Comments and Context
In this awkward cartoon about the beginnings of the Roosevelt Administration’s efforts to discover corruption in the Post Office department and reform the service, Uncle Sam is featured instead of President Theodore Roosevelt. It is a reminder that one of the unique aspects of cartoonists’ treatment of Roosevelt is that he largely supplanted the iconic symbol of the United States, so vivid was in personality. In this cartoon, although seem only from behind, Uncle Sam drives the car — an indiscriminate, road-busting flivver, then often viewed as a menace.
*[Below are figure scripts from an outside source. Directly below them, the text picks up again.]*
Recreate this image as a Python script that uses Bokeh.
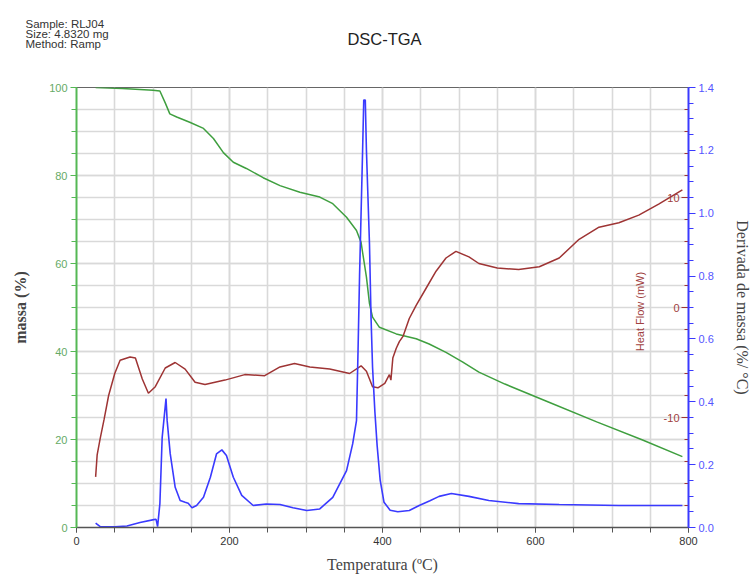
import math
from bokeh.plotting import figure
from bokeh.models import Range1d, LinearAxis, Label, SingleIntervalTicker, FixedTicker, PrintfTickFormatter, ColumnDataSource
from bokeh.embed import file_html
from bokeh.resources import INLINE
from bokeh.core.properties import value

# ---- data ----
temp_mass = [25, 60, 100, 109, 116, 122, 131, 148, 166, 179, 192, 205, 222, 244, 266, 292, 318, 335,
             353, 366, 372, 374, 379, 383, 387, 396, 418, 444, 461, 483, 505, 526, 560, 620, 680, 740, 792]
mass = [100, 99.8, 99.4, 99.2, 96.5, 94.0, 93.3, 92.1, 90.7, 88.4, 85.2, 83.0, 81.6, 79.5, 77.7, 76.2, 75.1, 73.6,
        70.5, 67.5, 64.8, 62.5, 56.9, 50.9, 47.8, 45.5, 44.0, 42.9, 41.7, 39.8, 37.6, 35.3, 32.6, 28.3, 24.0, 19.9, 16.1]

temp_deriv = [25, 31, 50, 66, 83, 101, 104, 106, 109, 112, 117, 118.5, 122.5, 129, 135.5, 142, 146, 151, 157,
              166, 175, 183, 190, 196, 205, 216, 231, 248, 266, 283, 301, 318, 335, 353, 361, 366, 368, 370,
              372, 374, 375.5, 377.5, 379, 381, 383, 385, 387, 390, 393, 397, 402, 410, 420, 435, 448, 462,
              474, 490, 513, 539, 578, 631, 709, 792]
deriv = [0.014, 0.003, 0.002, 0.005, 0.016, 0.025, 0.026, 0.003, 0.076, 0.287, 0.41, 0.34, 0.235, 0.128, 0.086,
         0.08, 0.077, 0.063, 0.07, 0.096, 0.16, 0.234, 0.247, 0.229, 0.16, 0.102, 0.07, 0.075, 0.073, 0.063,
         0.054, 0.059, 0.096, 0.181, 0.266, 0.34, 0.56, 0.8, 1.0, 1.2, 1.36, 1.36, 1.2, 1.05, 0.9, 0.67, 0.51,
         0.37, 0.26, 0.15, 0.08, 0.055, 0.05, 0.054, 0.07, 0.085, 0.099, 0.108, 0.099, 0.086, 0.076, 0.073,
         0.07, 0.07]

temp_hf = [25, 27, 31, 36, 42, 50, 57, 70, 77, 86, 94, 103, 116, 129, 142, 155, 168, 194, 220, 246, 266, 285,
           305, 331, 357, 372, 379, 387, 394, 403, 409, 411, 413.5, 418, 422, 427, 435, 444, 457, 470, 483, 496,
           513, 526, 550, 578, 605, 631, 657, 683, 709, 735, 761, 792]
heat_flow = [-15.4, -13.4, -11.9, -10.2, -8.0, -6.0, -4.8, -4.5, -4.6, -6.5, -7.8, -7.2, -5.5, -5.0, -5.6, -6.8,
             -7.0, -6.6, -6.1, -6.2, -5.4, -5.1, -5.4, -5.6, -6.0, -5.3, -5.8, -7.2, -7.3, -6.9, -6.1, -6.6, -4.6,
             -3.7, -3.1, -2.6, -1.0, 0.2, 1.75, 3.3, 4.5, 5.1, 4.6, 4.0, 3.6, 3.45, 3.7, 4.5, 6.2, 7.3, 7.7, 8.4,
             9.4, 10.7]

deriv_ticks = [0.0, 0.2, 0.4, 0.6, 0.8, 1.0, 1.2, 1.4]
deriv_minor = [0.05, 0.1, 0.15, 0.25, 0.3, 0.35, 0.45, 0.5, 0.55, 0.65, 0.7, 0.75, 0.85, 0.9, 0.95,
               1.05, 1.1, 1.15, 1.25, 1.3, 1.35]
hf_major = [-10, 0, 10]
hf_minor = [-18, -16, -14, -12, -8, -6, -4, -2, 2, 4, 6, 8, 12, 14, 16, 18]
header_lines = ["Sample: RLJ04", "Size:  4.8320 mg", "Method: Ramp"]
title_text = "DSC-TGA"

GREEN = "#3f9f3f"
BLUE = "#3a3aff"
BROWN = "#9e3434"
GRID = "#d9d9d9"

p = figure(width=753, height=577, x_range=Range1d(0, 800), y_range=Range1d(0, 100),
           output_backend="svg", toolbar_location=None, title=None,
           min_border_left=76, min_border_right=63, min_border_top=87, min_border_bottom=50)
p.extra_y_ranges = {"d": Range1d(0, 1.4), "hf": Range1d(-20, 20)}
p.outline_line_color = "#666666"
p.background_fill_color = "white"

# grids
for g in (p.xgrid, p.ygrid):
    g.grid_line_color = GRID
    g.grid_line_width = 1.6
    g.minor_grid_line_color = GRID
    g.minor_grid_line_width = 1.6

# bottom axis
xa = p.xaxis[0]
xa.ticker = SingleIntervalTicker(interval=200, num_minor_ticks=4)
xa.axis_label = "Temperatura (ºC)"
xa.axis_label_text_font = "Liberation Serif"
xa.axis_label_text_font_size = "16px"
xa.axis_label_text_font_style = "normal"
xa.axis_label_standoff = 8
xa.axis_line_color = "#555555"
xa.axis_line_width = 1.5
xa.major_tick_line_color = "#555555"
xa.minor_tick_line_color = "#555555"
xa.major_tick_out = 5
xa.major_tick_in = 0
xa.minor_tick_out = 5
xa.minor_tick_in = 0
xa.major_label_standoff = 4
xa.major_label_text_font = "Liberation Sans"
xa.major_label_text_font_size = "11px"
xa.major_label_text_color = "#333333"

# left axis (mass)
ya = p.yaxis[0]
ya.ticker = SingleIntervalTicker(interval=20, num_minor_ticks=4)
ya.axis_label = "massa (%)"
ya.axis_label_text_font = "Liberation Serif"
ya.axis_label_text_font_size = "16px"
ya.axis_label_text_font_style = "bold"
ya.axis_label_standoff = 17
ya.axis_line_color = "#55b855"
ya.axis_line_width = 2
ya.major_tick_line_color = "#55b855"
ya.minor_tick_line_color = "#55b855"
ya.major_tick_out = 6
ya.major_tick_in = 0
ya.minor_tick_out = 5
ya.minor_tick_in = 0
ya.major_label_standoff = 3
ya.major_label_text_font = "Liberation Sans"
ya.major_label_text_font_size = "11px"
ya.major_label_text_color = "#66aa66"

# right axis (derivative)
ra = LinearAxis(y_range_name="d", ticker=FixedTicker(ticks=deriv_ticks, minor_ticks=deriv_minor),
                formatter=PrintfTickFormatter(format="%.1f"))
ra.axis_label = "Derivada de massa (%/ °C)"
ra.axis_label_text_font = "Liberation Serif"
ra.axis_label_text_font_size = "16px"
ra.axis_label_text_font_style = "normal"
ra.axis_label_standoff = 17
ra.axis_line_color = BLUE
ra.axis_line_width = 2
ra.major_tick_line_color = BLUE
ra.minor_tick_line_color = BLUE
ra.major_tick_out = 7
ra.major_tick_in = 0
ra.minor_tick_out = 5
ra.minor_tick_in = 0
ra.major_label_standoff = 3
ra.major_label_text_font = "Liberation Sans"
ra.major_label_text_font_size = "11px"
ra.major_label_text_color = "#5555ff"
p.add_layout(ra, "right")

# curves
p.line(temp_mass, mass, line_color=GREEN, line_width=1.5)
p.line(temp_hf, heat_flow, line_color=BROWN, line_width=1.5, y_range_name="hf")
p.line(temp_deriv, deriv, line_color=BLUE, line_width=1.6, y_range_name="d")

# inner heat-flow axis (ticks and labels drawn at the right edge)
hf_src = ColumnDataSource(dict(x=[800] * len(hf_major), y=hf_major, t=[str(v) for v in hf_major]))
hfm_src = ColumnDataSource(dict(x=[800] * len(hf_minor), y=hf_minor))
p.ray(x="x", y="y", length=7, length_units="screen", angle=math.pi, source=hf_src,
      line_color=BROWN, line_width=1.2, y_range_name="hf")
p.ray(x="x", y="y", length=4, length_units="screen", angle=math.pi, source=hfm_src,
      line_color=BROWN, line_width=1.2, y_range_name="hf")
p.text(x="x", y="y", text="t", source=hf_src, x_offset=-9, text_align="right", text_baseline="middle",
       text_font=value("Liberation Sans"), text_font_size="11px", text_color="#a04040", y_range_name="hf")

p.add_layout(Label(x=563, y=216, x_units="screen", y_units="screen", text="Heat Flow (mW)",
                   angle=math.pi / 2, text_align="center", text_baseline="middle",
                   text_font="Liberation Sans", text_font_size="11px", text_color="#a04040"))

# header and title in the top panel
p.add_layout(Label(x=-51, y=70, x_units="screen", y_units="screen", text="\n".join(header_lines),
                   text_align="left", text_baseline="top", text_line_height=0.84,
                   text_font="Liberation Sans", text_font_size="11.5px", text_color="#333333"), "above")
p.add_layout(Label(x=308, y=17, x_units="screen", y_units="screen", text=title_text,
                   text_align="center", text_baseline="middle",
                   text_font="Liberation Sans", text_font_size="16.5px", text_color="#222222"), "above")

open("out.html", "w").write(file_html(p, INLINE))
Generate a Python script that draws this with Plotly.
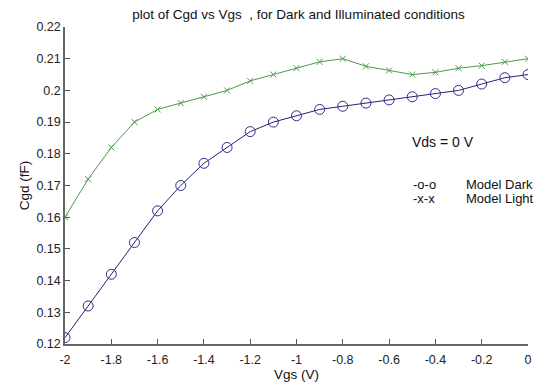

Another interesting figure is James S. Clarkson, still identified with the Post Office. When Roosevelt was appointed Civil Service Commissioner under President Benjamin Harrison in 1889, Clarkson of Iowa was appointed First Assistant Postmaster General, charged with responsibility for fulfilling local Republican patronage jobs. He replaced Democrat postmasters and officials at an annualized rate of 30,000.